10.3390/batteries5020048 ◽

2019 ◽

Vol 5 (2) ◽

pp. 48 ◽

Cited By ~ 23

Author(s):

Qiang Dai ◽

Jarod C. Kelly ◽

Linda Gaines ◽

Michael Wang

Keyword(s):

Life Cycle ◽

Lithium Ion Batteries ◽

Environmental Impacts ◽

Life Cycle Analysis ◽

Large Scale ◽

Energy Use ◽

Lithium Ion ◽

Primary Data ◽

Future Research ◽

Battery Life

In light of the increasing penetration of electric vehicles (EVs) in the global vehicle market, understanding the environmental impacts of lithium-ion batteries (LIBs) that characterize the EVs is key to sustainable EV deployment.
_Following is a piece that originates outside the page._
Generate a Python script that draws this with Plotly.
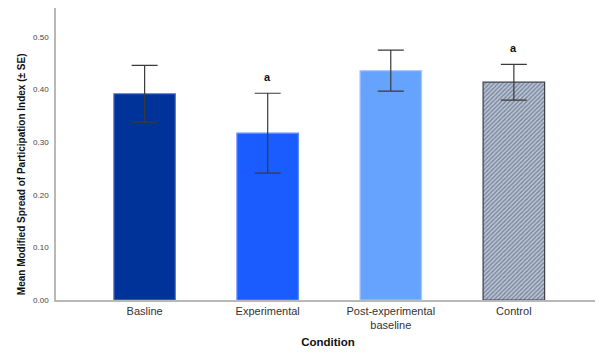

This study analyzes the cradle-to-gate total energy use, greenhouse gas emissions, SOx, NOx, PM10 emissions, and water consumption associated with current industrial production of lithium nickel manganese cobalt oxide (NMC) batteries, with the battery life cycle analysis (LCA) module in the Greenhouse Gases, Regulated Emissions, and Energy Use in Transportation (GREET) model, which was recently updated with primary data collected from large-scale commercial battery material producers and automotive LIB manufacturers. The results show that active cathode material, aluminum, and energy use for cell production are the major contributors to the energy and environmental impacts of NMC batteries. However, this study also notes that the impacts could change significantly, depending on where in the world the battery is produced, and where the materials are sourced. In an effort to harmonize existing LCAs of automotive LIBs and guide future research, this study also lays out differences in life cycle inventories (LCIs) for key battery materials among existing LIB LCA studies, and identifies knowledge gaps.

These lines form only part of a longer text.